** begin Data section **

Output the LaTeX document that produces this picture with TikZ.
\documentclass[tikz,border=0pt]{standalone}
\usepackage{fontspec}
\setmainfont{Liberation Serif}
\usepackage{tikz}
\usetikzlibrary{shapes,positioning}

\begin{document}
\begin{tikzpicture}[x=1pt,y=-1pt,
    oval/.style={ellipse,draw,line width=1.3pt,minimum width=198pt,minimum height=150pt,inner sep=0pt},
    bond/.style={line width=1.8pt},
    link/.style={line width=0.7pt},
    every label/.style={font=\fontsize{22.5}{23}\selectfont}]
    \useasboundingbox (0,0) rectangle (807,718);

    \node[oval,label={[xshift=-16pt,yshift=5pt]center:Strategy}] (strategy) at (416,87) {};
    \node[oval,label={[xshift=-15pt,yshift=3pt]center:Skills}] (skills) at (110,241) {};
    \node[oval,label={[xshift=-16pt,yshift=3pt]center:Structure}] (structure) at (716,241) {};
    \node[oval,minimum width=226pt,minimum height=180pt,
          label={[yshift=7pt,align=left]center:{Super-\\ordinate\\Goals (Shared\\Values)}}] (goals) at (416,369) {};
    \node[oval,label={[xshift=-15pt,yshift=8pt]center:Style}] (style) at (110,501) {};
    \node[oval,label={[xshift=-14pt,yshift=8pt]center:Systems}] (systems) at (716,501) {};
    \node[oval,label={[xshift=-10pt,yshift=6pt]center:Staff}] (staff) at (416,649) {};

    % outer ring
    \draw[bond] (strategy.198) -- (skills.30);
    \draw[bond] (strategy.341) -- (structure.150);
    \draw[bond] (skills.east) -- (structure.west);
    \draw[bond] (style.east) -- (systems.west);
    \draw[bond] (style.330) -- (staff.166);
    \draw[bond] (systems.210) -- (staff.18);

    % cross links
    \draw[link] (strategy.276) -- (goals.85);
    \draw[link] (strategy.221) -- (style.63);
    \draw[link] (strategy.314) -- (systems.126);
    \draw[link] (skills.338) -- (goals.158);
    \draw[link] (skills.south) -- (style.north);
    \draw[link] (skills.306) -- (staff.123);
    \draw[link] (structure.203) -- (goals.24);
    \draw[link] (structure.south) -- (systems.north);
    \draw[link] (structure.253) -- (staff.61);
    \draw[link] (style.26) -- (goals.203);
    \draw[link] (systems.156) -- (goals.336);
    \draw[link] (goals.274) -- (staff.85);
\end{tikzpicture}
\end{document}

** end Data section **

What is needed: Only the lines from the opening of the material through the line with "(staff) at (416,649)" should be echoed, exactly as written.

Solution to this problem:
Output the LaTeX document that produces this picture with TikZ.
\documentclass[tikz,border=0pt]{standalone}
\usepackage{fontspec}
\setmainfont{Liberation Serif}
\usepackage{tikz}
\usetikzlibrary{shapes,positioning}

\begin{document}
\begin{tikzpicture}[x=1pt,y=-1pt,
    oval/.style={ellipse,draw,line width=1.3pt,minimum width=198pt,minimum height=150pt,inner sep=0pt},
    bond/.style={line width=1.8pt},
    link/.style={line width=0.7pt},
    every label/.style={font=\fontsize{22.5}{23}\selectfont}]
    \useasboundingbox (0,0) rectangle (807,718);

    \node[oval,label={[xshift=-16pt,yshift=5pt]center:Strategy}] (strategy) at (416,87) {};
    \node[oval,label={[xshift=-15pt,yshift=3pt]center:Skills}] (skills) at (110,241) {};
    \node[oval,label={[xshift=-16pt,yshift=3pt]center:Structure}] (structure) at (716,241) {};
    \node[oval,minimum width=226pt,minimum height=180pt,
          label={[yshift=7pt,align=left]center:{Super-\\ordinate\\Goals (Shared\\Values)}}] (goals) at (416,369) {};
    \node[oval,label={[xshift=-15pt,yshift=8pt]center:Style}] (style) at (110,501) {};
    \node[oval,label={[xshift=-14pt,yshift=8pt]center:Systems}] (systems) at (716,501) {};
    \node[oval,label={[xshift=-10pt,yshift=6pt]center:Staff}] (staff) at (416,649) {};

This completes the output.